++++ Data for processing

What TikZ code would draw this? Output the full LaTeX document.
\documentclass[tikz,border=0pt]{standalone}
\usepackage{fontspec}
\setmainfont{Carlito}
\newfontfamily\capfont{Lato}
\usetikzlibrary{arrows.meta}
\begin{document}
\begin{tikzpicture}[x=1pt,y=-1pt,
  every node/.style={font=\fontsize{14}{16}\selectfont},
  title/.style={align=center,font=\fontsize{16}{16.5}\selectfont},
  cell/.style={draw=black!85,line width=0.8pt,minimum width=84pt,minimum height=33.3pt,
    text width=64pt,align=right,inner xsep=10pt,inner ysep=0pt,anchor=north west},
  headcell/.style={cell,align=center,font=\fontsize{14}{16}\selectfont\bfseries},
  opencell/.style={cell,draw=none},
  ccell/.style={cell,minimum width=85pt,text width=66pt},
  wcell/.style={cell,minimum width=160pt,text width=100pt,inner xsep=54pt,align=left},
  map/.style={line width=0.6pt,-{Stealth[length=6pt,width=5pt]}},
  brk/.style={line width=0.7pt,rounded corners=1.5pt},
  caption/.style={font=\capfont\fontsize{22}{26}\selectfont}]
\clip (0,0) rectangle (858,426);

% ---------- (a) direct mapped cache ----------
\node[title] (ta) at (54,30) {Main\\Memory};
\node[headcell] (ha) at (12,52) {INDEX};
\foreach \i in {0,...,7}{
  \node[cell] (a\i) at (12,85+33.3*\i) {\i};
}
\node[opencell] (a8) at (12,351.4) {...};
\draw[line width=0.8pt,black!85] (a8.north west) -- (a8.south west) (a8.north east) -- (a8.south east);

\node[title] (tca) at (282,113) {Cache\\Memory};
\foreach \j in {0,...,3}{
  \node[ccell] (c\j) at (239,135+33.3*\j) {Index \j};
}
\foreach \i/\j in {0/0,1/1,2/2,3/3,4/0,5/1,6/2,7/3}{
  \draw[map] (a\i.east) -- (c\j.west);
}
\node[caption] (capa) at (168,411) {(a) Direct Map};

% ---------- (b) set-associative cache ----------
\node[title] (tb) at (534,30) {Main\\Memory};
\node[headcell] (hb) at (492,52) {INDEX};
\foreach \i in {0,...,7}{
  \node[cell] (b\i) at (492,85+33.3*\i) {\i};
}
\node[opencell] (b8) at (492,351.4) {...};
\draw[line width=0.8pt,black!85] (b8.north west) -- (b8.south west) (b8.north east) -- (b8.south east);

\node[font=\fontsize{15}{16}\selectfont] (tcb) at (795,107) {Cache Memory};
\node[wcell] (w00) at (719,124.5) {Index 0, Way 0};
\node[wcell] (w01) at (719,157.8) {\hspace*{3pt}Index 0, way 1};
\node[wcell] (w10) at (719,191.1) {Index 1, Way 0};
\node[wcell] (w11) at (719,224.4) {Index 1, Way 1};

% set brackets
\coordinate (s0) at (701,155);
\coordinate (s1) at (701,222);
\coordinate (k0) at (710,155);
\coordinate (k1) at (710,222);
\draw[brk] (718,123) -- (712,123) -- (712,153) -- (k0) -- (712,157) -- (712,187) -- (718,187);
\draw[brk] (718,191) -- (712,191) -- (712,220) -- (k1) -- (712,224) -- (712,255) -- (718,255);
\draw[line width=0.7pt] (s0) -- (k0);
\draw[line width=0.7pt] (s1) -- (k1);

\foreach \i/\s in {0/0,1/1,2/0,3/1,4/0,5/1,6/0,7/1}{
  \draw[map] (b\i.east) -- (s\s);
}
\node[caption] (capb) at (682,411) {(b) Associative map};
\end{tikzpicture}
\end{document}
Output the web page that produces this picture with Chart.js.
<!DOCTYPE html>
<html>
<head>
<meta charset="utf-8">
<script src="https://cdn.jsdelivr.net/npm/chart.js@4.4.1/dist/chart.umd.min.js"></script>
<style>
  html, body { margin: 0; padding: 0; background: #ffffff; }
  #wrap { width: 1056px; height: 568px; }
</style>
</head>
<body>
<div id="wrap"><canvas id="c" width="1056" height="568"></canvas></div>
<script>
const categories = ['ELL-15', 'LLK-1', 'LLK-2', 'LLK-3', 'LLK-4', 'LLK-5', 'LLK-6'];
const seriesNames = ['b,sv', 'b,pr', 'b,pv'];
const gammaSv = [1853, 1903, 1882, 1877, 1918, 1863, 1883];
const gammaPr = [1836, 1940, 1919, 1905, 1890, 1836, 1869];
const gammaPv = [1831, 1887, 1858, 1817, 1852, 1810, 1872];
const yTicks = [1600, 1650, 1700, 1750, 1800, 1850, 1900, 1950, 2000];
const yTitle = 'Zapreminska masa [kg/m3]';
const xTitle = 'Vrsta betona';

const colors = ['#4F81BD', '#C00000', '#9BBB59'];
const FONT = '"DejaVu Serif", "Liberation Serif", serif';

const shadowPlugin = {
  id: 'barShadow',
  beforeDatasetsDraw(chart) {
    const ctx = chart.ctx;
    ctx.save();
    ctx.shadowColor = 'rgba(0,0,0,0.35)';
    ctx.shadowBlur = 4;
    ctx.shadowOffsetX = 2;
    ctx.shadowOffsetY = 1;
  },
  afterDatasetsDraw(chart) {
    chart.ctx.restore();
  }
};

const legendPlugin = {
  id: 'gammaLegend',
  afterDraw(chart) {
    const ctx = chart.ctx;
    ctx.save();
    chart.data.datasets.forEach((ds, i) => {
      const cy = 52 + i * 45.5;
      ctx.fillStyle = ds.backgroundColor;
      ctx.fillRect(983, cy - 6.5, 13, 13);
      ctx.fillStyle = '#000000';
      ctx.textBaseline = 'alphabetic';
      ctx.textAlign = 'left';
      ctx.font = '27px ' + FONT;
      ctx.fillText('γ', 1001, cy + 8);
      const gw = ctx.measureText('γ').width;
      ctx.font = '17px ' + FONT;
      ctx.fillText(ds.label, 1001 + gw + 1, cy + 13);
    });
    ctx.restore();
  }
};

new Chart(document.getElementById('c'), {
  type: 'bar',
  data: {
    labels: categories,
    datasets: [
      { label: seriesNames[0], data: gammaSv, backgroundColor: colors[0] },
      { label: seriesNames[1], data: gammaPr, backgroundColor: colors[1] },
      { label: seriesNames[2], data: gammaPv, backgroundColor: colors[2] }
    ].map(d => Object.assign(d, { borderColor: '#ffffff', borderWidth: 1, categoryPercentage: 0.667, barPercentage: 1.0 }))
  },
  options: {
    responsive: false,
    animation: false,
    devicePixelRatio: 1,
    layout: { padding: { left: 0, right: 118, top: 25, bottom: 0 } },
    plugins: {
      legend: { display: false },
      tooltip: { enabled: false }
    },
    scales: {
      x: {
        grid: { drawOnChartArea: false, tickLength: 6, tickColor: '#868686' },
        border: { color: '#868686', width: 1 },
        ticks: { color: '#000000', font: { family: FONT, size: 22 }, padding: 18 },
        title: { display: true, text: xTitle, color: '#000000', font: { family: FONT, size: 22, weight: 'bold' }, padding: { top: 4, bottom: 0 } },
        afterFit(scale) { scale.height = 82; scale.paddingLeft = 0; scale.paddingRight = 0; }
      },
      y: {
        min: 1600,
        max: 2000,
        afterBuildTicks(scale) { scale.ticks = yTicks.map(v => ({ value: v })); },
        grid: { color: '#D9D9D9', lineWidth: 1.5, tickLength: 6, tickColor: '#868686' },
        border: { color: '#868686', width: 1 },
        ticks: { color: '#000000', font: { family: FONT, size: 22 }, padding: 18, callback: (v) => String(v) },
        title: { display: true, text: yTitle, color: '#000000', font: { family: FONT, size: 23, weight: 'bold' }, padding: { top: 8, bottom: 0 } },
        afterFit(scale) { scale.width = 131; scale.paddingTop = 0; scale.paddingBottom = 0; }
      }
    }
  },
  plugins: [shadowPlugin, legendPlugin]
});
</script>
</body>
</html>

++++++++

Starting with the first line of the records, repeat every line up to and including the one containing "(capa) at (168,411)", and nothing else.

What TikZ code would draw this? Output the full LaTeX document.
\documentclass[tikz,border=0pt]{standalone}
\usepackage{fontspec}
\setmainfont{Carlito}
\newfontfamily\capfont{Lato}
\usetikzlibrary{arrows.meta}
\begin{document}
\begin{tikzpicture}[x=1pt,y=-1pt,
  every node/.style={font=\fontsize{14}{16}\selectfont},
  title/.style={align=center,font=\fontsize{16}{16.5}\selectfont},
  cell/.style={draw=black!85,line width=0.8pt,minimum width=84pt,minimum height=33.3pt,
    text width=64pt,align=right,inner xsep=10pt,inner ysep=0pt,anchor=north west},
  headcell/.style={cell,align=center,font=\fontsize{14}{16}\selectfont\bfseries},
  opencell/.style={cell,draw=none},
  ccell/.style={cell,minimum width=85pt,text width=66pt},
  wcell/.style={cell,minimum width=160pt,text width=100pt,inner xsep=54pt,align=left},
  map/.style={line width=0.6pt,-{Stealth[length=6pt,width=5pt]}},
  brk/.style={line width=0.7pt,rounded corners=1.5pt},
  caption/.style={font=\capfont\fontsize{22}{26}\selectfont}]
\clip (0,0) rectangle (858,426);

% ---------- (a) direct mapped cache ----------
\node[title] (ta) at (54,30) {Main\\Memory};
\node[headcell] (ha) at (12,52) {INDEX};
\foreach \i in {0,...,7}{
  \node[cell] (a\i) at (12,85+33.3*\i) {\i};
}
\node[opencell] (a8) at (12,351.4) {...};
\draw[line width=0.8pt,black!85] (a8.north west) -- (a8.south west) (a8.north east) -- (a8.south east);

\node[title] (tca) at (282,113) {Cache\\Memory};
\foreach \j in {0,...,3}{
  \node[ccell] (c\j) at (239,135+33.3*\j) {Index \j};
}
\foreach \i/\j in {0/0,1/1,2/2,3/3,4/0,5/1,6/2,7/3}{
  \draw[map] (a\i.east) -- (c\j.west);
}
\node[caption] (capa) at (168,411) {(a) Direct Map};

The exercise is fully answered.